Hardcode the password as a string in the class

Don't do that. Your source code is in version control (TFS, Git, whatever) and so will be the username/password, for every developer to see from the moment you check in the code to... forever. In order to secure access to the username/password you are now forced to secure access to the source repository. I imagine all developers need access to the source code but not all need to know about the username/password.

Store the password in a database

Based on your profile I assume you use SQL server? See what encryption options are available to SQL server if you want to go on that path. Maybe one of them is enough for your use case.

Store the password in the config file

Again this will likely end up in source control but it's not as bad as the first option since you can encrypt parts of the config file (I'm assuming C# based on your profile).

If you have control over the SOAP service maybe you could change it from needing username/passwords to using mutual authentication. You install a certificate on the client (deny exporting the key) and allow calls on the web service only from those clients that have the certificate installed (you can install this on the developer's machine too).

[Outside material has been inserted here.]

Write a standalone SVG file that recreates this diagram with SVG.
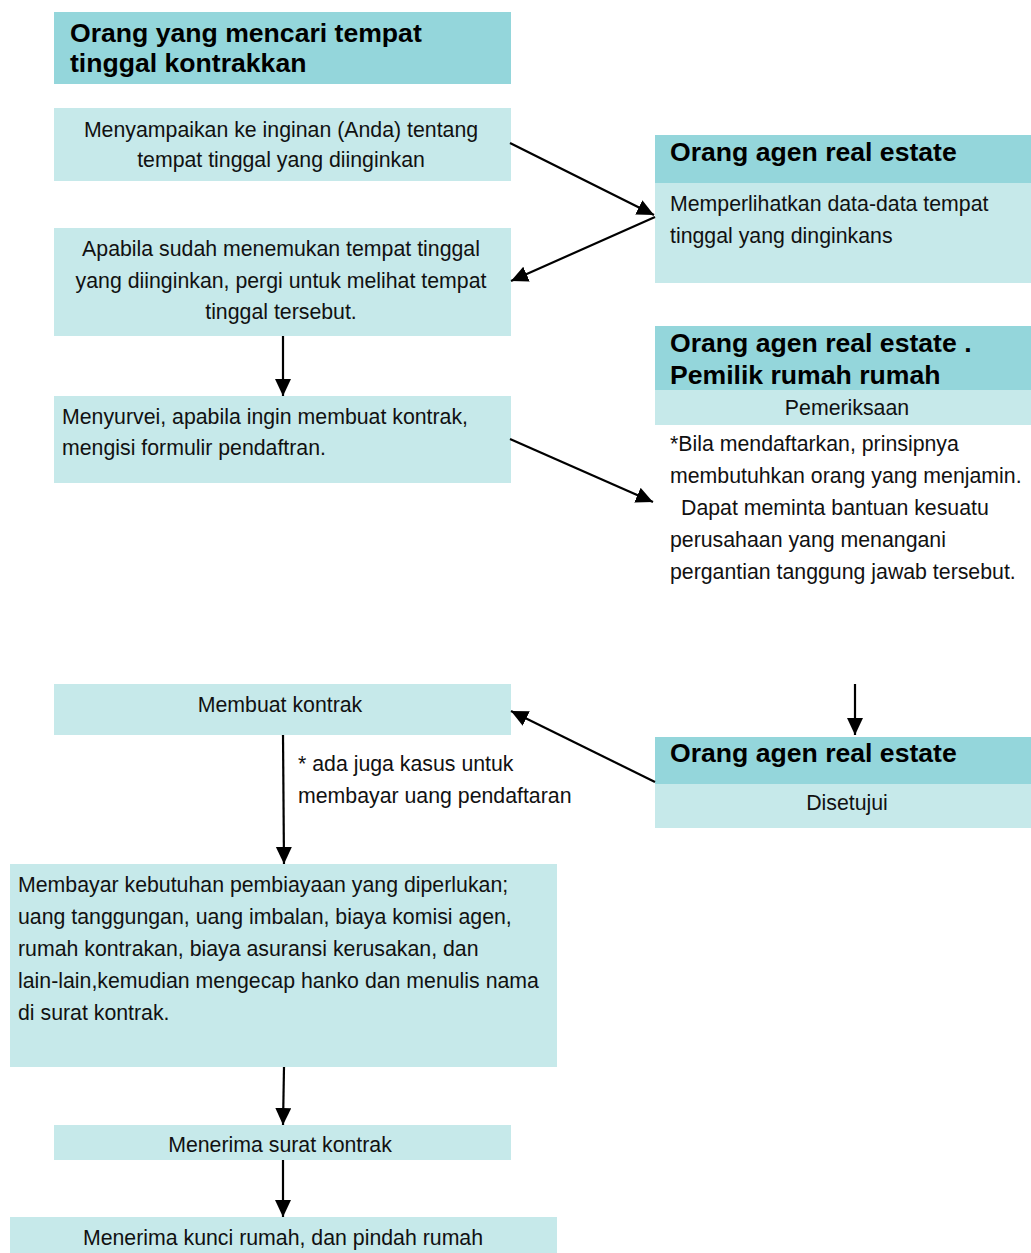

The solution really depends on how important it is to protect this username/password, i.e. the level of security you want (you didn't specify that in your question).

If it's not extremely important, you can have it in the database as your point 2) or in an external file (not committed on source control) referenced from your config and place the file on the server or on dev machines. You then basically control access to the machines (assuming all developer lock their PC when they get up from the keyboard).